Implementing Real-Time Stream Processing

Now that we have a basic understanding of databases, big data, and stream processing technologies, let's dive into implementing real-time stream processing.

  1. Setting up Kafka

To get started, we need to set up Apache Kafka as our streaming platform. Follow the installation instructions provided by Apache Kafka to install and configure it on your system.

  1. Creating a Kafka Topic

After setting up Kafka, we need to create a topic to which we can publish our streaming data. Use the following command to create a topic named "my-topic":

$ kafka-topics.sh --create --topic my-topic --bootstrap-server localhost:9092 --partitions 1 --replication-factor 1
  1. Producing Data

Now, let's produce some sample data to the Kafka topic. Use the following command to start a producer:

$ kafka-console-producer.sh --topic my-topic --bootstrap-server localhost:9092

Start typing messages, and each line you enter will be treated as a separate message.

  1. Consuming Data

To consume the data from the Kafka topic, execute the following command:

$ kafka-console-consumer.sh --topic my-topic --bootstrap-server localhost:9092 --from-beginning

Now you should be able to see the messages you produced in the previous step.

  1. Processing Data with Apache Flink

Next, let's explore how to process the streaming data using Apache Flink. In your Flink project, create a new Flink job that reads data from the Kafka topic and performs some operations on the data.

Here's a simple example that counts the number of occurrences of each word in the stream:

StreamExecutionEnvironment env = StreamExecutionEnvironment.getExecutionEnvironment();
env.setParallelism(1);

Properties properties = new Properties();
properties.setProperty("bootstrap.servers", "localhost:9092");
properties.setProperty("group.id", "flink-consumer");

DataStream<String> stream = env.addSource(new FlinkKafkaConsumer<>("my-topic", new SimpleStringSchema(), properties));

DataStream<Tuple2<String, Integer>> counts = stream
        .flatMap((String line, Collector<Tuple2<String, Integer>> out) -> {
            for (String word : line.split(" ")) {
                out.collect(new Tuple2<>(word, 1));
            }
        })
        .keyBy(0)
        .sum(1);

counts.print();

env.execute("WordCount");

This example demonstrates how to read data from a Kafka topic, split the lines into words, count occurrences of each word, and print the results.

Conclusion

Real-time stream processing has become an essential skill in the world of big data. By understanding the connection between databases, big data, and stream processing, and utilizing technologies like Apache Kafka and Apache Flink, developers can efficiently handle massive volumes of data in real-time.
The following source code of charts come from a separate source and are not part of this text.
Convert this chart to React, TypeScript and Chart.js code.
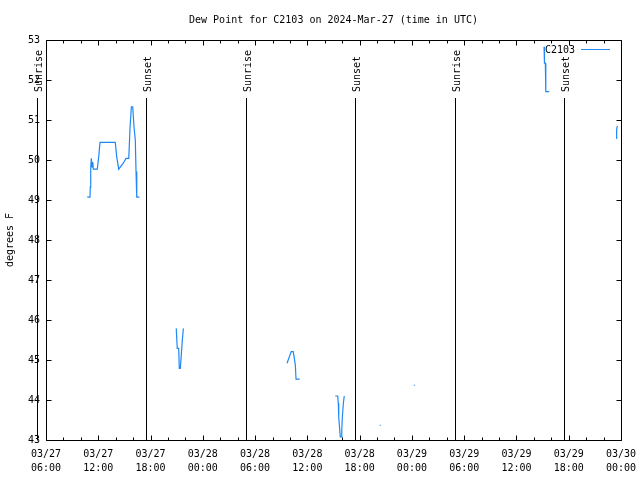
import React, { useEffect, useRef } from 'react';
import { Chart, registerables } from 'chart.js';

Chart.register(...registerables);

const TITLE = 'Dew Point for C2103 on 2024-Mar-27 (time in UTC)';
const SERIES_LABEL = 'C2103';
const Y_TITLE = 'degrees F';
const X_START = '2024-03-27T06:00';
const X_END = '2024-03-30T00:00';
const Y_MIN = 43;
const Y_MAX = 53;
const LINE_COLOR = '#1e88f5';
const FONT = 'DejaVu Sans Mono';

// observation times (UTC) and dew point values (°F); null = gap in record
const obsTimes = [
  '2024-03-27T10:44', '2024-03-27T11:03', '2024-03-27T11:05', '2024-03-27T11:08', '2024-03-27T11:12',
  '2024-03-27T11:17', '2024-03-27T11:22', '2024-03-27T11:26', '2024-03-27T11:53', '2024-03-27T12:03',
  '2024-03-27T12:12', '2024-03-27T13:57', '2024-03-27T14:07', '2024-03-27T14:21', '2024-03-27T14:52',
  '2024-03-27T15:11', '2024-03-27T15:30', '2024-03-27T15:39', '2024-03-27T15:48', '2024-03-27T15:57',
  '2024-03-27T16:06', '2024-03-27T16:15', '2024-03-27T16:20', '2024-03-27T16:25', '2024-03-27T16:43',
  '2024-03-27T18:00',
  '2024-03-27T20:57', '2024-03-27T21:04', '2024-03-27T21:14', '2024-03-27T21:18', '2024-03-27T21:25',
  '2024-03-27T21:35', '2024-03-27T21:39', '2024-03-27T21:46',
  '2024-03-28T03:00',
  '2024-03-28T09:40', '2024-03-28T10:09', '2024-03-28T10:23', '2024-03-28T10:37', '2024-03-28T10:42',
  '2024-03-28T11:07',
  '2024-03-28T13:00',
  '2024-03-28T15:12', '2024-03-28T15:29', '2024-03-28T15:33', '2024-03-28T15:36', '2024-03-28T15:43',
  '2024-03-28T15:47', '2024-03-28T15:52', '2024-03-28T15:57', '2024-03-28T16:01', '2024-03-28T16:08',
  '2024-03-28T16:14',
  '2024-03-28T18:00',
  '2024-03-28T20:22',
  '2024-03-28T22:00',
  '2024-03-29T00:17',
  '2024-03-29T08:00',
  '2024-03-29T15:10', '2024-03-29T15:12', '2024-03-29T15:14', '2024-03-29T15:19', '2024-03-29T15:21',
  '2024-03-29T15:23', '2024-03-29T15:46',
  '2024-03-29T20:00',
  '2024-03-29T23:27', '2024-03-29T23:28', '2024-03-29T23:32', '2024-03-29T23:34',
];

const dewPoints: (number | null)[] = [
  49.07, 49.07, 49.32, 49.79, 50.04,
  49.83, 49.95, 49.77, 49.77, 50.08,
  50.44, 50.44, 50.08, 49.77, 49.92,
  50.04, 50.04, 50.83, 51.33, 51.33,
  50.83, 50.5, 49.71, 49.07, 49.07,
  null,
  45.79, 45.29, 45.29, 44.79, 44.79,
  45.29, 45.5, 45.79,
  null,
  44.92, 45.21, 45.21, 44.88, 44.52,
  44.52,
  null,
  44.1, 44.1, 43.92, 43.58, 43.25,
  43.08, 43.08, 43.25, 43.58, 43.92,
  44.1,
  null,
  43.37,
  null,
  44.37,
  null,
  52.83, 52.67, 52.42, 52.42, 51.92,
  51.71, 51.71,
  null,
  50.54, 50.68, 50.75, 50.85,
];

const sunTimes = [
  '2024-03-27T04:58', '2024-03-27T17:29',
  '2024-03-28T04:59', '2024-03-28T17:29',
  '2024-03-29T05:00', '2024-03-29T17:28',
];
const sunLabels = ['Sunrise', 'Sunset', 'Sunrise', 'Sunset', 'Sunrise', 'Sunset'];

const toMs = (s: string) => new Date(s + ':00Z').getTime();
const START_MS = toMs(X_START);
const hoursOf = (s: string) => (toMs(s) - START_MS) / 3600000;
const pad2 = (n: number) => String(n).padStart(2, '0');

function formatTick(h: number): string[] | string {
  if (Math.abs(h % 6) > 1e-6) return '';
  const d = new Date(START_MS + h * 3600000);
  return [
    `${pad2(d.getUTCMonth() + 1)}/${pad2(d.getUTCDate())}`,
    `${pad2(d.getUTCHours())}:${pad2(d.getUTCMinutes())}`,
  ];
}

const framePlugin = {
  id: 'frameAndExtras',
  afterDraw(chart: any) {
    const { ctx, chartArea, scales } = chart;
    const xs = scales.x;
    const ys = scales.y;
    const L = chartArea.left + 0.5;
    const R = chartArea.right + 0.5;
    const T = chartArea.top + 0.5;
    const B = chartArea.bottom + 0.5;
    ctx.save();
    ctx.strokeStyle = '#000';
    ctx.lineWidth = 1;
    ctx.beginPath();
    ctx.rect(L, T, R - L, B - T);
    ctx.stroke();
    ctx.beginPath();
    xs.ticks.forEach((t: any) => {
      const x = Math.round(xs.getPixelForValue(t.value)) + 0.5;
      const len = Math.abs(t.value % 6) < 1e-6 ? 5 : 3;
      ctx.moveTo(x, B);
      ctx.lineTo(x, B - len);
      ctx.moveTo(x, T);
      ctx.lineTo(x, T + len);
    });
    ys.ticks.forEach((t: any) => {
      const y = Math.round(ys.getPixelForValue(t.value)) + 0.5;
      ctx.moveTo(L, y);
      ctx.lineTo(L + 5, y);
      ctx.moveTo(R, y);
      ctx.lineTo(R - 5, y);
    });
    ctx.stroke();
    ctx.font = `10px "${FONT}"`;
    ctx.fillStyle = '#000';
    sunTimes.forEach((s, i) => {
      const x = Math.round(xs.getPixelForValue(hoursOf(s))) + 0.5;
      ctx.beginPath();
      ctx.moveTo(x, 98);
      ctx.lineTo(x, B);
      ctx.stroke();
      ctx.save();
      ctx.translate(x + 1.5, 92);
      ctx.rotate(-Math.PI / 2);
      ctx.textAlign = 'left';
      ctx.textBaseline = 'middle';
      ctx.fillText(sunLabels[i], 0, 0);
      ctx.restore();
    });
    ctx.textAlign = 'right';
    ctx.textBaseline = 'middle';
    ctx.fillText(SERIES_LABEL, 575, 50);
    ctx.strokeStyle = LINE_COLOR;
    ctx.beginPath();
    ctx.moveTo(581, 49.5);
    ctx.lineTo(610, 49.5);
    ctx.stroke();
    ctx.restore();
  },
};

export default function App() {
  const canvasRef = useRef<HTMLCanvasElement | null>(null);

  useEffect(() => {
    const canvas = canvasRef.current;
    if (!canvas) return;
    const data = obsTimes.map((t, i) => ({ x: hoursOf(t), y: dewPoints[i] }));
    const isolated = (i: number) =>
      dewPoints[i] != null && dewPoints[i - 1] == null && dewPoints[i + 1] == null;
    const chart = new Chart(canvas, {
      type: 'line',
      data: {
        datasets: [
          {
            label: SERIES_LABEL,
            data,
            borderColor: LINE_COLOR,
            backgroundColor: LINE_COLOR,
            borderWidth: 1.2,
            tension: 0,
            spanGaps: false,
            pointStyle: 'rect',
            pointRadius: (c: any) => (isolated(c.dataIndex) ? 0.8 : 0),
            pointBorderWidth: 0,
          } as any,
        ],
      },
      options: {
        animation: false,
        responsive: false,
        events: [],
        layout: { padding: { left: 0, right: 19, top: 0, bottom: 0 } },
        plugins: {
          legend: { display: false },
          tooltip: { enabled: false },
          title: {
            display: true,
            text: TITLE,
            fullSize: false,
            color: '#000',
            font: { family: FONT, size: 10, weight: 'normal' },
            padding: { top: 14, bottom: 14 },
          },
        },
        scales: {
          x: {
            type: 'linear',
            min: 0,
            max: hoursOf(X_END),
            grid: { display: false, drawTicks: false },
            border: { display: false },
            afterFit: (s: any) => {
              s.height = 40;
              s.paddingLeft = 0;
              s.paddingRight = 0;
            },
            ticks: {
              stepSize: 2,
              autoSkip: false,
              maxRotation: 0,
              minRotation: 0,
              padding: 7,
              color: '#000',
              font: { family: FONT, size: 10, lineHeight: 1.4 },
              callback: (v: any) => formatTick(Number(v)),
            },
          },
          y: {
            type: 'linear',
            min: Y_MIN,
            max: Y_MAX,
            grid: { display: false, drawTicks: false },
            border: { display: false },
            afterFit: (s: any) => {
              s.width = 46;
              s.paddingTop = 0;
              s.paddingBottom = 0;
            },
            title: {
              display: true,
              text: Y_TITLE,
              color: '#000',
              font: { family: FONT, size: 10 },
              padding: { top: 4, bottom: 0 },
            },
            ticks: {
              stepSize: 1,
              padding: 6,
              color: '#000',
              font: { family: FONT, size: 10 },
            },
          },
        },
      },
      plugins: [framePlugin],
    } as any);
    return () => chart.destroy();
  }, []);

  return (
    <div style={{ position: 'fixed', left: 0, top: 0, width: 640, height: 480, background: '#fff' }}>
      <canvas ref={canvasRef} width={640} height={480} />
    </div>
  );
}
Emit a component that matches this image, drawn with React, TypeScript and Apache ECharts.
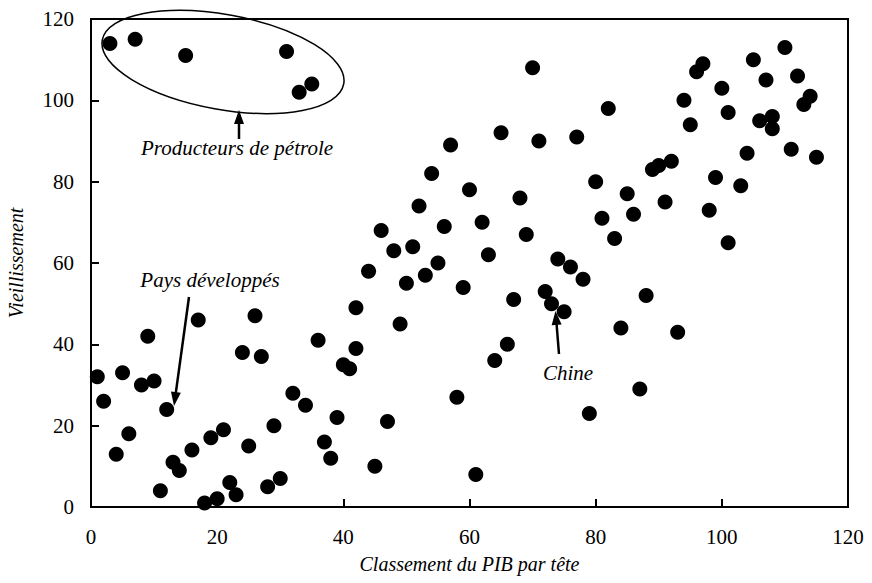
import React, { useEffect, useRef } from "react";
import * as echarts from "echarts";

// Classement du PIB par tête (x) and Vieillissement (y)
const rank: number[] = [
  1, 2, 3, 4, 5, 6, 7, 8, 9, 10,
  11, 12, 13, 14, 15, 16, 17, 18, 19, 20,
  21, 22, 23, 24, 25, 26, 27, 28, 29, 30,
  31, 32, 33, 34, 35, 36, 37, 38, 39, 40,
  41, 42, 42, 44, 45, 46, 47, 48, 49, 50,
  51, 52, 53, 54, 55, 56, 57, 58, 59, 60,
  61, 62, 63, 64, 65, 66, 67, 68, 69, 70,
  71, 72, 73, 74, 75, 76, 77, 78, 79, 80,
  81, 82, 83, 84, 85, 86, 87, 88, 89, 90,
  91, 92, 93, 94, 95, 96, 97, 98, 99, 100,
  101, 101, 103, 104, 105, 106, 107, 108, 108, 110,
  111, 112, 113, 114, 115,
];
const aging: number[] = [
  32, 26, 114, 13, 33, 18, 115, 30, 42, 31,
  4, 24, 11, 9, 111, 14, 46, 1, 17, 2,
  19, 6, 3, 38, 15, 47, 37, 5, 20, 7,
  112, 28, 102, 25, 104, 41, 16, 12, 22, 35,
  34, 49, 39, 58, 10, 68, 21, 63, 45, 55,
  64, 74, 57, 82, 60, 69, 89, 27, 54, 78,
  8, 70, 62, 36, 92, 40, 51, 76, 67, 108,
  90, 53, 50, 61, 48, 59, 91, 56, 23, 80,
  71, 98, 66, 44, 77, 72, 29, 52, 83, 84,
  75, 85, 43, 100, 94, 107, 109, 73, 81, 103,
  97, 65, 79, 87, 110, 95, 105, 96, 93, 113,
  88, 106, 99, 101, 86,
];

const xTitle = "Classement du PIB par tête";
const yTitle = "Vieillissement";
const notePetrole = "Producteurs de pétrole";
const notePays = "Pays développés";
const noteChine = "Chine";

const FONT = "'Liberation Serif', 'DejaVu Serif', serif";

function arrow(x1: number, y1: number, x2: number, y2: number) {
  const dx = x2 - x1;
  const dy = y2 - y1;
  const len = Math.sqrt(dx * dx + dy * dy);
  const ux = dx / len;
  const uy = dy / len;
  const L = 14;
  const w = 5;
  const bx = x2 - ux * L;
  const by = y2 - uy * L;
  const px = -uy;
  const py = ux;
  return [
    {
      type: "line",
      shape: { x1, y1, x2: bx + ux * 2, y2: by + uy * 2 },
      style: { stroke: "#000", lineWidth: 2.5 },
    },
    {
      type: "polygon",
      shape: {
        points: [
          [x2, y2],
          [bx + px * w, by + py * w],
          [bx - px * w, by - py * w],
        ],
      },
      style: { fill: "#000" },
    },
  ];
}

export default function App() {
  const ref = useRef<HTMLDivElement>(null);

  useEffect(() => {
    if (!ref.current) return;
    const chart = echarts.init(ref.current, null, { renderer: "svg" });
    const data = rank.map((r, i) => [r, aging[i]]);

    const noteStyle = {
      fill: "#000",
      font: `italic 21px ${FONT}`,
      align: "center",
      verticalAlign: "middle",
    };

    chart.setOption({
      animation: false,
      backgroundColor: "#fff",
      grid: {
        left: 91,
        right: 24,
        top: 19,
        bottom: 76,
        show: true,
        borderColor: "#000",
        borderWidth: 2,
        outerBoundsMode: "none",
      },
      xAxis: {
        type: "value",
        min: 0,
        max: 120,
        interval: 20,
        name: xTitle,
        nameLocation: "middle",
        nameGap: 47,
        nameTextStyle: {
          fontStyle: "italic",
          fontSize: 20,
          fontFamily: FONT,
          color: "#000",
        },
        axisLine: { show: true, lineStyle: { color: "#000", width: 2 } },
        axisTick: { show: true, inside: true, length: 8, lineStyle: { color: "#000", width: 2 } },
        splitLine: { show: false },
        axisLabel: { color: "#000", fontSize: 21, fontFamily: FONT, margin: 19 },
      },
      yAxis: {
        type: "value",
        min: 0,
        max: 120,
        interval: 20,
        name: yTitle,
        nameLocation: "middle",
        nameGap: 65,
        nameTextStyle: {
          fontStyle: "italic",
          fontSize: 20,
          fontFamily: FONT,
          color: "#000",
        },
        axisLine: { show: true, lineStyle: { color: "#000", width: 2 } },
        axisTick: { show: true, inside: true, length: 8, lineStyle: { color: "#000", width: 2 } },
        splitLine: { show: false },
        axisLabel: { color: "#000", fontSize: 21, fontFamily: FONT, margin: 17 },
      },
      series: [
        {
          type: "scatter",
          data,
          symbol: "circle",
          symbolSize: 15,
          itemStyle: { color: "#000", opacity: 1 },
          silent: true,
        },
      ],
      graphic: [
        {
          type: "ellipse",
          x: 223,
          y: 62,
          rotation: -0.179,
          shape: { cx: 0, cy: 0, rx: 122.7, ry: 47.4 },
          style: { fill: "none", stroke: "#000", lineWidth: 1.5 },
          z: 10,
        },
        ...arrow(239, 139, 239, 110),
        { type: "text", x: 237, y: 148, style: { ...noteStyle, text: notePetrole } },
        ...arrow(189, 297, 174, 406),
        { type: "text", x: 210, y: 280, style: { ...noteStyle, text: notePays } },
        ...arrow(559, 354, 555.5, 311),
        { type: "text", x: 568, y: 373, style: { ...noteStyle, text: noteChine } },
      ],
    });

    return () => chart.dispose();
  }, []);

  return (
    <div
      ref={ref}
      style={{ position: "fixed", left: 0, top: 0, width: 872, height: 583, background: "#fff" }}
    />
  );
}
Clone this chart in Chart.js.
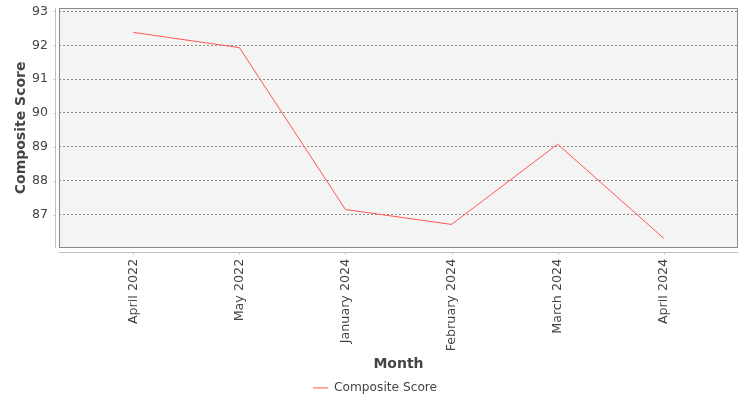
<!DOCTYPE html>
<html>
<head>
<meta charset="utf-8">
<script src="https://cdn.jsdelivr.net/npm/chart.js@4/dist/chart.umd.min.js"></script>
<style>
  html, body { margin: 0; padding: 0; background: #ffffff; }
  #wrap { width: 750px; height: 400px; position: relative; }
</style>
</head>
<body>
<div id="wrap"><canvas id="c" width="750" height="400"></canvas></div>
<script>
const categories = ['April 2022', 'May 2022', 'January 2024', 'February 2024', 'March 2024', 'April 2024'];
const compositeScore = [92.38, 91.93, 87.15, 86.71, 89.08, 86.30];
const yTickValues = [87, 88, 89, 90, 91, 92, 93];
const seriesName = 'Composite Score';
const xTitle = 'Month';
const yTitle = 'Composite Score';

const FONT = "'DejaVu Sans', sans-serif";

const plotDecor = {
  id: 'plotDecor',
  beforeDraw(chart) {
    const {ctx, chartArea: a} = chart;
    ctx.save();
    ctx.fillStyle = '#f4f4f4';
    ctx.fillRect(a.left, a.top, a.right - a.left, a.bottom - a.top);
    ctx.restore();
  },
  afterDraw(chart) {
    const {ctx, chartArea: a} = chart;
    ctx.save();
    ctx.strokeStyle = '#888888';
    ctx.lineWidth = 1;
    ctx.strokeRect(Math.round(a.left) + 0.5, Math.round(a.top) + 0.5,
                   Math.round(a.right - a.left) - 1, Math.round(a.bottom - a.top) - 1);
    ctx.strokeStyle = '#c0c0c0';
    const ax = Math.round(a.left) - 4 + 0.5;
    const ay = Math.round(a.bottom) + 4 + 0.5;
    ctx.beginPath();
    ctx.moveTo(ax, a.top); ctx.lineTo(ax, a.bottom);
    ctx.moveTo(a.left, ay); ctx.lineTo(a.right, ay);
    const ys = chart.scales.y, xs = chart.scales.x;
    ys.ticks.forEach(t => {
      const py = Math.round(ys.getPixelForValue(t.value)) + 0.5;
      ctx.moveTo(ax - 2, py); ctx.lineTo(ax, py);
    });
    xs.ticks.forEach(t => {
      const px = Math.round(xs.getPixelForValue(t.value)) + 0.5;
      ctx.moveTo(px, ay); ctx.lineTo(px, ay + 2);
    });
    ctx.stroke();
    ctx.restore();
  }
};

new Chart(document.getElementById('c'), {
  type: 'line',
  data: {
    datasets: [{
      label: seriesName,
      data: compositeScore.map((v, i) => ({x: i, y: v})),
      borderColor: '#ff5555',
      backgroundColor: '#ff5555',
      borderWidth: 1,
      pointRadius: 0,
      tension: 0,
      fill: false
    }]
  },
  options: {
    responsive: false,
    animation: false,
    devicePixelRatio: 1,
    layout: { padding: { left: 12, right: 12, top: 8, bottom: -4 } },
    plugins: {
      legend: {
        position: 'bottom',
        labels: {
          usePointStyle: true,
          pointStyle: 'line',
          pointStyleWidth: 15,
          boxHeight: 12,
          padding: 2,
          color: '#444444',
          font: { family: FONT, size: 12.2 }
        }
      },
      tooltip: { enabled: false }
    },
    scales: {
      x: {
        type: 'linear',
        min: -0.7,
        max: 5.7,
        afterBuildTicks(scale) {
          scale.ticks = categories.map((c, i) => ({value: i}));
        },
        afterFit(scale) { scale.height = 132; scale.paddingLeft = 0; scale.paddingRight = 0; },
        border: { display: false },
        grid: { display: true, drawOnChartArea: false, drawTicks: true, tickLength: 8, tickColor: 'rgba(0,0,0,0)' },
        ticks: {
          autoSkip: false,
          minRotation: 90,
          maxRotation: 90,
          padding: 3,
          color: '#444444',
          font: { family: FONT, size: 12.7 },
          callback: (v) => categories[v]
        },
        title: {
          display: true,
          text: xTitle,
          color: '#444444',
          font: { family: FONT, size: 14, weight: 'bold' },
          padding: { top: 0, bottom: 7 }
        }
      },
      y: {
        min: 86.02,
        max: 93.1,
        afterBuildTicks(scale) {
          scale.ticks = yTickValues.map(v => ({value: v}));
        },
        afterFit(scale) { scale.width = 47; scale.paddingTop = 0; scale.paddingBottom = 0; },
        border: { display: false, dash: [2, 2] },
        grid: {
          display: true,
          drawOnChartArea: true,
          drawTicks: true,
          tickLength: 8,
          tickColor: 'rgba(0,0,0,0)',
          color: '#8a8a8a',
          lineWidth: 1
        },
        ticks: {
          padding: 3,
          color: '#444444',
          font: { family: FONT, size: 12.5 },
          callback: (v) => String(v)
        },
        title: {
          display: true,
          text: yTitle,
          color: '#444444',
          font: { family: FONT, size: 14, weight: 'bold' },
          padding: { top: 1, bottom: 0 }
        }
      }
    }
  },
  plugins: [plotDecor]
});
</script>
</body>
</html>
In this tutorial, we covered the basics of databases, big data, and stream processing, and provided a step-by-step guide to implement real-time stream processing using Apache Kafka and Apache Flink. Armed with this knowledge, you are now well-equipped to leverage real-time stream processing to gain valuable insights from big data.

So go ahead, explore the world of real-time stream processing, and unlock the full potential of your big data projects.